Developing that resource through a more strategically orientated approach to 3rd level education has to be a critical part of addressing the “structural deficit”. It’s no accident that the likes of Silicon Valley has produced companies like Apple and Oracle – world leaders in designing high tech software. These companies appear because of the links between venture capital and the best of what is happening in departments at Stanford, MIT and Harvard.

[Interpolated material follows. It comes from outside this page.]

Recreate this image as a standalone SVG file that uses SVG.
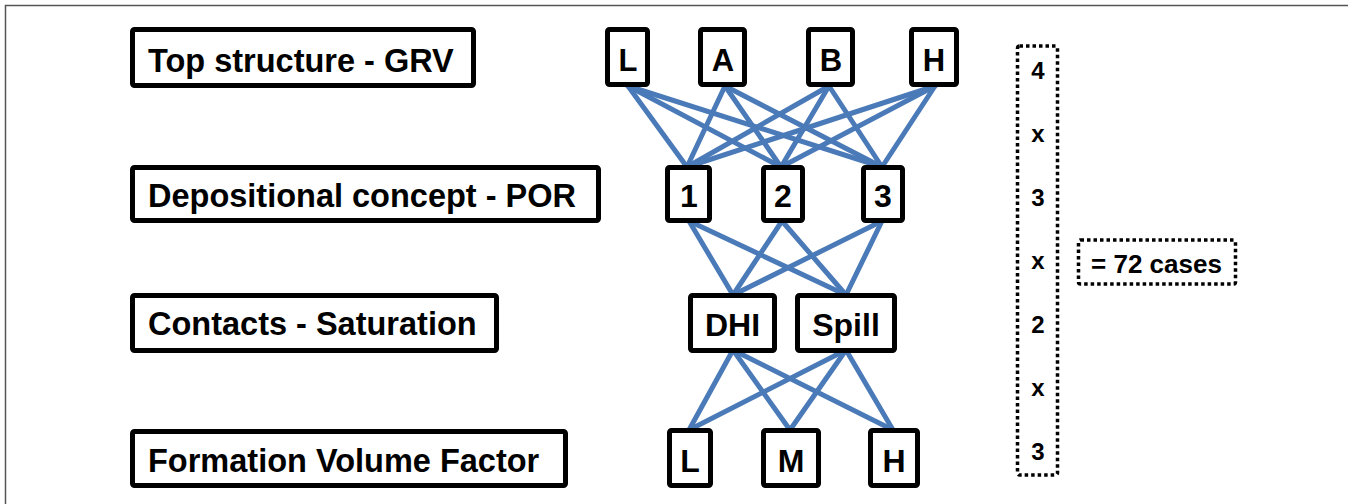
<svg xmlns="http://www.w3.org/2000/svg" width="1348" height="504" viewBox="0 0 1348 504">
<style>
.box{fill:#fff;stroke:#000;stroke-width:5}
.dot{fill:none;stroke:#000;stroke-width:3.5;stroke-dasharray:3.5 3}
.t{font-family:"Liberation Sans",Arial,sans-serif;font-weight:bold;fill:#000}
.lbl{font-size:32.5px}
.c{font-size:32px;text-anchor:middle}
.c1{font-size:31px;text-anchor:middle}
.n{font-size:24px;text-anchor:middle}
.ln{stroke:#4a7ab8;stroke-width:5;stroke-linecap:round;fill:none}
</style>
<rect width="1348" height="504" fill="#fff"/>
<path d="M5.5,504 V5.5 H1348" fill="none" stroke="#555" stroke-width="1.5"/>

<g id="connectors">
<g class="ln">
<line x1="628" y1="86" x2="687" y2="167"/><line x1="628" y1="86" x2="781" y2="167"/><line x1="628" y1="86" x2="882" y2="167"/>
<line x1="725" y1="86" x2="687" y2="167"/><line x1="725" y1="86" x2="781" y2="167"/><line x1="725" y1="86" x2="882" y2="167"/>
<line x1="829" y1="86" x2="687" y2="167"/><line x1="829" y1="86" x2="781" y2="167"/><line x1="829" y1="86" x2="882" y2="167"/>
<line x1="935" y1="86" x2="687" y2="167"/><line x1="935" y1="86" x2="781" y2="167"/><line x1="935" y1="86" x2="882" y2="167"/>
<line x1="689" y1="221" x2="733" y2="295"/><line x1="689" y1="221" x2="846" y2="295"/>
<line x1="782" y1="221" x2="733" y2="295"/><line x1="782" y1="221" x2="846" y2="295"/>
<line x1="882" y1="221" x2="733" y2="295"/><line x1="882" y1="221" x2="846" y2="295"/>
<line x1="733" y1="350" x2="689" y2="430"/><line x1="733" y1="350" x2="790" y2="430"/><line x1="733" y1="350" x2="893" y2="430"/>
<line x1="846" y1="350" x2="689" y2="430"/><line x1="846" y1="350" x2="790" y2="430"/><line x1="846" y1="350" x2="893" y2="430"/>
</g>
</g>

<g id="label-grv"><rect class="box" x="132.5" y="29.5" width="341" height="56" rx="2"/><text class="t lbl" x="148" y="72">Top structure - GRV</text></g>
<g id="label-por"><rect class="box" x="132.5" y="167.5" width="466" height="53" rx="2"/><text class="t lbl" x="148" y="207">Depositional concept - POR</text></g>
<g id="label-sat"><rect class="box" x="132.5" y="295.5" width="364" height="55" rx="2"/><text class="t lbl" x="148" y="335">Contacts - Saturation</text></g>
<g id="label-fvf"><rect class="box" x="132.5" y="431.5" width="433" height="54" rx="2"/><text class="t lbl" x="148" y="472">Formation Volume Factor</text></g>

<g id="grv-L"><rect class="box" x="607.5" y="29.5" width="40" height="55" rx="2"/><text class="t c1" x="628" y="71">L</text></g>
<g id="grv-A"><rect class="box" x="700.5" y="29.5" width="44" height="55" rx="2"/><text class="t c1" x="723" y="71">A</text></g>
<g id="grv-B"><rect class="box" x="808.5" y="29.5" width="44" height="55" rx="2"/><text class="t c1" x="831" y="71">B</text></g>
<g id="grv-H"><rect class="box" x="911.5" y="29.5" width="45" height="55" rx="2"/><text class="t c1" x="934" y="71">H</text></g>

<g id="por-1"><rect class="box" x="667.5" y="167.5" width="42" height="53" rx="2"/><text class="t c" x="689" y="207">1</text></g>
<g id="por-2"><rect class="box" x="763.5" y="167.5" width="39" height="53" rx="2"/><text class="t c" x="783" y="207">2</text></g>
<g id="por-3"><rect class="box" x="863.5" y="167.5" width="39" height="53" rx="2"/><text class="t c" x="883" y="207">3</text></g>

<g id="sat-DHI"><rect class="box" x="690.5" y="295.5" width="84" height="55" rx="2"/><text class="t c" x="732.5" y="336">DHI</text></g>
<g id="sat-Spill"><rect class="box" x="797.5" y="295.5" width="97" height="55" rx="2"/><text class="t c" x="846" y="336">Spill</text></g>

<g id="fvf-L"><rect class="box" x="669.5" y="430.5" width="41" height="55" rx="2"/><text class="t c" x="690" y="472">L</text></g>
<g id="fvf-M"><rect class="box" x="763.5" y="430.5" width="55" height="55" rx="2"/><text class="t c" x="791" y="472">M</text></g>
<g id="fvf-H"><rect class="box" x="870.5" y="430.5" width="47" height="55" rx="2"/><text class="t c" x="894" y="472">H</text></g>

<g id="product">
<rect class="dot" x="1017.5" y="46" width="40" height="429" rx="2"/>
<text class="t n" x="1038" y="79">4</text>
<text class="t n" x="1038" y="142">x</text>
<text class="t n" x="1038" y="205.5">3</text>
<text class="t n" x="1038" y="269">x</text>
<text class="t n" x="1038" y="332.5">2</text>
<text class="t n" x="1038" y="396">x</text>
<text class="t n" x="1038" y="459.5">3</text>
</g>
<g id="result">
<rect class="dot" x="1078.5" y="240" width="157" height="44" rx="2"/>
<text class="t" x="1091" y="273" font-size="26.5" textLength="131" lengthAdjust="spacingAndGlyphs">= 72 cases</text>
</g>
</svg>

In Ireland, I’m optimistic when I understand that one the main reasons Intel has invested so much there, and created so many jobs, is because the nano-sciences department at my old university (Trinity College) is producing a stream of truly exceptional people in that field. The department is ranked number 2 in the world, on a budget that is approximately 1,000th of the size of the number 1 ranked University for that subject in the world. For a high cost, high margin, open economy like Ireland it is these successes that need to be copied and replicated.

The same goes for the UK, or else austerity may not be merely temporary.

2 Responses
  1. Conor Neill says:

    One answer to the question “where does private sector growth come from?” is “by serving unmet needs”. I think this is an attitude thing rather than a skill thing. If everybody in the UK or Ireland woke up and thought “who can I help today?” first… they would see and meet some unmet needs and have the beginnings of a service based business. If everyone gets up and thinks “I deserve better.” and then waits… well then we have no private sector growth. What can the government do to foster this attitude? It probably starts with children – because once you have an “I deserve” mentality, it’s difficult to change.

  2. Aidan Neill says:

    Conor – good point. I think the problem of ballooning “public service” jobs is not often to engender an idea of public service…you enter the realm of excessively high expectations on both sides: public sector works expect to have protected pension plans and secure jobs and we all expect to have free healthcare, better roads, cheaper public transport. A real economy exists when as you say people focus on serving unmet needs, and I’m firmly of the view that the private sector in the main is better at establishing what those unmet needs are.